__WHAT YOU SHOULD DO__
Transcribe the listing word for word.

__DATA EXTRACT__
────────────────────

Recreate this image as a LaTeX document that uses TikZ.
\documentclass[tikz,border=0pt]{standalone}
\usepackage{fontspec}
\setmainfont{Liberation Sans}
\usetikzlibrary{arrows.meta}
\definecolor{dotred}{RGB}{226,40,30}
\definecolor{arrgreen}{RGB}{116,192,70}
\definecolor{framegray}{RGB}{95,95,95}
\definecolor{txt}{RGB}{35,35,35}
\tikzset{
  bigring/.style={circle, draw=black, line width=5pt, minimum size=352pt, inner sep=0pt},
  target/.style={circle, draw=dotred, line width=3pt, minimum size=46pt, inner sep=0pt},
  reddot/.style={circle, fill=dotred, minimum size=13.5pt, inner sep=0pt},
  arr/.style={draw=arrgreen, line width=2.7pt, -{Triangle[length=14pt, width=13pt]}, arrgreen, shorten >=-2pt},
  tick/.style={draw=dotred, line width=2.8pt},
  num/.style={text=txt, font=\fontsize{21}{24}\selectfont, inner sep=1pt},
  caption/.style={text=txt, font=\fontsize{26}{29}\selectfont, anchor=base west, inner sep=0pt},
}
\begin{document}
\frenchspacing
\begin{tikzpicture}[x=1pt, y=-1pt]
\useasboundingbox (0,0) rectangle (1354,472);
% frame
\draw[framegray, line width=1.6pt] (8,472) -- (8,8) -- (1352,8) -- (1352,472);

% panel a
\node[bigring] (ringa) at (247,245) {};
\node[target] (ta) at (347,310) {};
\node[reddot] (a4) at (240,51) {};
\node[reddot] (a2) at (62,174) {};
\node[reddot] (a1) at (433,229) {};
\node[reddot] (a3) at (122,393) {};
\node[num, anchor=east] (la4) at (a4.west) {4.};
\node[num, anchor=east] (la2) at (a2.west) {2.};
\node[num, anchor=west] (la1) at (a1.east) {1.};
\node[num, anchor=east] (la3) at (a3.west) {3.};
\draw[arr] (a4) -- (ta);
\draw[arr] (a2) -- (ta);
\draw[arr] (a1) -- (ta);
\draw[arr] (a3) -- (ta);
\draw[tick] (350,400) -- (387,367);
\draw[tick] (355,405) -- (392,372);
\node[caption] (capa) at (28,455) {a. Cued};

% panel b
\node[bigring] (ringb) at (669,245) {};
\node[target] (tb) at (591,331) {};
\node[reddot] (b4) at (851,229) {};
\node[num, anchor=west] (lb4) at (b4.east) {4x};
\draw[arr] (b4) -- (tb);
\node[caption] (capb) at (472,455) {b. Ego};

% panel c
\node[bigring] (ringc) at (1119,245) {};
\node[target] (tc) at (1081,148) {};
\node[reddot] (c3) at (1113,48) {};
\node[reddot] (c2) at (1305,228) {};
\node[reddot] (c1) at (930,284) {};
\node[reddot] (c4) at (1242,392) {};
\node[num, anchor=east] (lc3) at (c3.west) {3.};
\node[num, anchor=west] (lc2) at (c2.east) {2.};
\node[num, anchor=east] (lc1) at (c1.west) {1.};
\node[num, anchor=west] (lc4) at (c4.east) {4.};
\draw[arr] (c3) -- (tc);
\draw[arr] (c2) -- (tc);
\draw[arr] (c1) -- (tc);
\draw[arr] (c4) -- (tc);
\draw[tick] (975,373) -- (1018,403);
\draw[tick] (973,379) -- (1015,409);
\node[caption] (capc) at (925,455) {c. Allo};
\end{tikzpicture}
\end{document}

────────────────────

__RESPONSE TO THE EXERCISE__
Recreate this image as a LaTeX document that uses TikZ.
\documentclass[tikz,border=0pt]{standalone}
\usepackage{fontspec}
\setmainfont{Liberation Sans}
\usetikzlibrary{arrows.meta}
\definecolor{dotred}{RGB}{226,40,30}
\definecolor{arrgreen}{RGB}{116,192,70}
\definecolor{framegray}{RGB}{95,95,95}
\definecolor{txt}{RGB}{35,35,35}
\tikzset{
  bigring/.style={circle, draw=black, line width=5pt, minimum size=352pt, inner sep=0pt},
  target/.style={circle, draw=dotred, line width=3pt, minimum size=46pt, inner sep=0pt},
  reddot/.style={circle, fill=dotred, minimum size=13.5pt, inner sep=0pt},
  arr/.style={draw=arrgreen, line width=2.7pt, -{Triangle[length=14pt, width=13pt]}, arrgreen, shorten >=-2pt},
  tick/.style={draw=dotred, line width=2.8pt},
  num/.style={text=txt, font=\fontsize{21}{24}\selectfont, inner sep=1pt},
  caption/.style={text=txt, font=\fontsize{26}{29}\selectfont, anchor=base west, inner sep=0pt},
}
\begin{document}
\frenchspacing
\begin{tikzpicture}[x=1pt, y=-1pt]
\useasboundingbox (0,0) rectangle (1354,472);
% frame
\draw[framegray, line width=1.6pt] (8,472) -- (8,8) -- (1352,8) -- (1352,472);

% panel a
\node[bigring] (ringa) at (247,245) {};
\node[target] (ta) at (347,310) {};
\node[reddot] (a4) at (240,51) {};
\node[reddot] (a2) at (62,174) {};
\node[reddot] (a1) at (433,229) {};
\node[reddot] (a3) at (122,393) {};
\node[num, anchor=east] (la4) at (a4.west) {4.};
\node[num, anchor=east] (la2) at (a2.west) {2.};
\node[num, anchor=west] (la1) at (a1.east) {1.};
\node[num, anchor=east] (la3) at (a3.west) {3.};
\draw[arr] (a4) -- (ta);
\draw[arr] (a2) -- (ta);
\draw[arr] (a1) -- (ta);
\draw[arr] (a3) -- (ta);
\draw[tick] (350,400) -- (387,367);
\draw[tick] (355,405) -- (392,372);
\node[caption] (capa) at (28,455) {a. Cued};

% panel b
\node[bigring] (ringb) at (669,245) {};
\node[target] (tb) at (591,331) {};
\node[reddot] (b4) at (851,229) {};
\node[num, anchor=west] (lb4) at (b4.east) {4x};
\draw[arr] (b4) -- (tb);
\node[caption] (capb) at (472,455) {b. Ego};

% panel c
\node[bigring] (ringc) at (1119,245) {};
\node[target] (tc) at (1081,148) {};
\node[reddot] (c3) at (1113,48) {};
\node[reddot] (c2) at (1305,228) {};
\node[reddot] (c1) at (930,284) {};
\node[reddot] (c4) at (1242,392) {};
\node[num, anchor=east] (lc3) at (c3.west) {3.};
\node[num, anchor=west] (lc2) at (c2.east) {2.};
\node[num, anchor=east] (lc1) at (c1.west) {1.};
\node[num, anchor=west] (lc4) at (c4.east) {4.};
\draw[arr] (c3) -- (tc);
\draw[arr] (c2) -- (tc);
\draw[arr] (c1) -- (tc);
\draw[arr] (c4) -- (tc);
\draw[tick] (975,373) -- (1018,403);
\draw[tick] (973,379) -- (1015,409);
\node[caption] (capc) at (925,455) {c. Allo};
\end{tikzpicture}
\end{document}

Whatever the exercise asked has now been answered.